## Exercise prompt
Write out the full listing exactly as given, minus the images.

## Dataset content

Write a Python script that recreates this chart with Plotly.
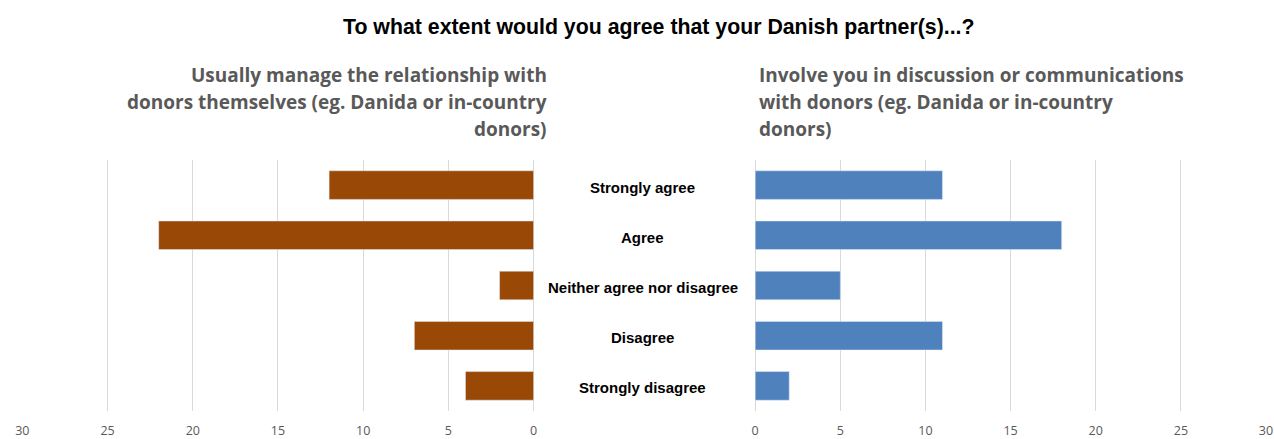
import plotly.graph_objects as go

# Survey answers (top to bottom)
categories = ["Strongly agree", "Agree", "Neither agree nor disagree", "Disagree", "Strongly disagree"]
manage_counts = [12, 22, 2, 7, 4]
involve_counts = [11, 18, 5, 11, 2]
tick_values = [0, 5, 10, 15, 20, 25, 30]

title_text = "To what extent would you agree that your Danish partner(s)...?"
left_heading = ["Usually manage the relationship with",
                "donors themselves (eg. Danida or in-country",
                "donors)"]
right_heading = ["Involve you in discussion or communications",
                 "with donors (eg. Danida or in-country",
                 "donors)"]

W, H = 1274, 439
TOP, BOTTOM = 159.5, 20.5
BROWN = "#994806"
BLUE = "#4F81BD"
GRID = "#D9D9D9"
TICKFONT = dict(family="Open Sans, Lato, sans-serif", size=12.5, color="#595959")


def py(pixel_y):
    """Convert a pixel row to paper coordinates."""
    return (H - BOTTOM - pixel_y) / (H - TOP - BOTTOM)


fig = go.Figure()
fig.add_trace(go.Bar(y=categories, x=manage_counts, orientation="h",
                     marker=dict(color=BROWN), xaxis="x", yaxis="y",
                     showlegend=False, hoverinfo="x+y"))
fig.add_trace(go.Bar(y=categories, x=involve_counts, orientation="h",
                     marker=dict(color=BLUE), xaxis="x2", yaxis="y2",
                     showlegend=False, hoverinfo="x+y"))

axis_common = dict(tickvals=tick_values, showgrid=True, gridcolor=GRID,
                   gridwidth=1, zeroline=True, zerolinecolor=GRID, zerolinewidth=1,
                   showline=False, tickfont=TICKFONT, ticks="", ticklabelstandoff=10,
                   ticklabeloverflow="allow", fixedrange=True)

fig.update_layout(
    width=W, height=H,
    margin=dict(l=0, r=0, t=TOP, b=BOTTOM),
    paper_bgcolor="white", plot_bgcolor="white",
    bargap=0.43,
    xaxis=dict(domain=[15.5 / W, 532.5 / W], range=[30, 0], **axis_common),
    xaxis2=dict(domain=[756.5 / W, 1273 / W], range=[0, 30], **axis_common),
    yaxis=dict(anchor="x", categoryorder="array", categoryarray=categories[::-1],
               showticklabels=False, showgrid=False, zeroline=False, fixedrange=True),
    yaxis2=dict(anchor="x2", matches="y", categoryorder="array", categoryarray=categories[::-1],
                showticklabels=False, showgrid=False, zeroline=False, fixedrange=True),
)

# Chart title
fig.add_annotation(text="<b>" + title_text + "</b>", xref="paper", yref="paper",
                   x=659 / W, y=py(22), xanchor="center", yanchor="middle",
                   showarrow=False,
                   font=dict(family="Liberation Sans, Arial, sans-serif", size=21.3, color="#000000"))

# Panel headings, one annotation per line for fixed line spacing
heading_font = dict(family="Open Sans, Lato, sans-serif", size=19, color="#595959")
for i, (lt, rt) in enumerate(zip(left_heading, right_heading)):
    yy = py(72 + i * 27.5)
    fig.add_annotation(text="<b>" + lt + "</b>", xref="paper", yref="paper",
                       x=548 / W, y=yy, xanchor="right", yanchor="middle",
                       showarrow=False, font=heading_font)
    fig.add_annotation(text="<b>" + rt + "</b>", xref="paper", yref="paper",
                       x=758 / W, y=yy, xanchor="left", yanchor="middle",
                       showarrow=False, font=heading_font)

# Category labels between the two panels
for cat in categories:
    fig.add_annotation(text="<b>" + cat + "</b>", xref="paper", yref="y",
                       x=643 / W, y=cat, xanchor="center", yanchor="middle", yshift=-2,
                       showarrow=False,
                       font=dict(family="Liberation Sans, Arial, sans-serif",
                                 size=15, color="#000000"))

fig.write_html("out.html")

## Output of the task
Write a Python script that recreates this chart with Plotly.
import plotly.graph_objects as go

# Survey answers (top to bottom)
categories = ["Strongly agree", "Agree", "Neither agree nor disagree", "Disagree", "Strongly disagree"]
manage_counts = [12, 22, 2, 7, 4]
involve_counts = [11, 18, 5, 11, 2]
tick_values = [0, 5, 10, 15, 20, 25, 30]

title_text = "To what extent would you agree that your Danish partner(s)...?"
left_heading = ["Usually manage the relationship with",
                "donors themselves (eg. Danida or in-country",
                "donors)"]
right_heading = ["Involve you in discussion or communications",
                 "with donors (eg. Danida or in-country",
                 "donors)"]

W, H = 1274, 439
TOP, BOTTOM = 159.5, 20.5
BROWN = "#994806"
BLUE = "#4F81BD"
GRID = "#D9D9D9"
TICKFONT = dict(family="Open Sans, Lato, sans-serif", size=12.5, color="#595959")


def py(pixel_y):
    """Convert a pixel row to paper coordinates."""
    return (H - BOTTOM - pixel_y) / (H - TOP - BOTTOM)


fig = go.Figure()
fig.add_trace(go.Bar(y=categories, x=manage_counts, orientation="h",
                     marker=dict(color=BROWN), xaxis="x", yaxis="y",
                     showlegend=False, hoverinfo="x+y"))
fig.add_trace(go.Bar(y=categories, x=involve_counts, orientation="h",
                     marker=dict(color=BLUE), xaxis="x2", yaxis="y2",
                     showlegend=False, hoverinfo="x+y"))

axis_common = dict(tickvals=tick_values, showgrid=True, gridcolor=GRID,
                   gridwidth=1, zeroline=True, zerolinecolor=GRID, zerolinewidth=1,
                   showline=False, tickfont=TICKFONT, ticks="", ticklabelstandoff=10,
                   ticklabeloverflow="allow", fixedrange=True)

fig.update_layout(
    width=W, height=H,
    margin=dict(l=0, r=0, t=TOP, b=BOTTOM),
    paper_bgcolor="white", plot_bgcolor="white",
    bargap=0.43,
    xaxis=dict(domain=[15.5 / W, 532.5 / W], range=[30, 0], **axis_common),
    xaxis2=dict(domain=[756.5 / W, 1273 / W], range=[0, 30], **axis_common),
    yaxis=dict(anchor="x", categoryorder="array", categoryarray=categories[::-1],
               showticklabels=False, showgrid=False, zeroline=False, fixedrange=True),
    yaxis2=dict(anchor="x2", matches="y", categoryorder="array", categoryarray=categories[::-1],
                showticklabels=False, showgrid=False, zeroline=False, fixedrange=True),
)

# Chart title
fig.add_annotation(text="<b>" + title_text + "</b>", xref="paper", yref="paper",
                   x=659 / W, y=py(22), xanchor="center", yanchor="middle",
                   showarrow=False,
                   font=dict(family="Liberation Sans, Arial, sans-serif", size=21.3, color="#000000"))

# Panel headings, one annotation per line for fixed line spacing
heading_font = dict(family="Open Sans, Lato, sans-serif", size=19, color="#595959")
for i, (lt, rt) in enumerate(zip(left_heading, right_heading)):
    yy = py(72 + i * 27.5)
    fig.add_annotation(text="<b>" + lt + "</b>", xref="paper", yref="paper",
                       x=548 / W, y=yy, xanchor="right", yanchor="middle",
                       showarrow=False, font=heading_font)
    fig.add_annotation(text="<b>" + rt + "</b>", xref="paper", yref="paper",
                       x=758 / W, y=yy, xanchor="left", yanchor="middle",
                       showarrow=False, font=heading_font)

# Category labels between the two panels
for cat in categories:
    fig.add_annotation(text="<b>" + cat + "</b>", xref="paper", yref="y",
                       x=643 / W, y=cat, xanchor="center", yanchor="middle", yshift=-2,
                       showarrow=False,
                       font=dict(family="Liberation Sans, Arial, sans-serif",
                                 size=15, color="#000000"))

fig.write_html("out.html")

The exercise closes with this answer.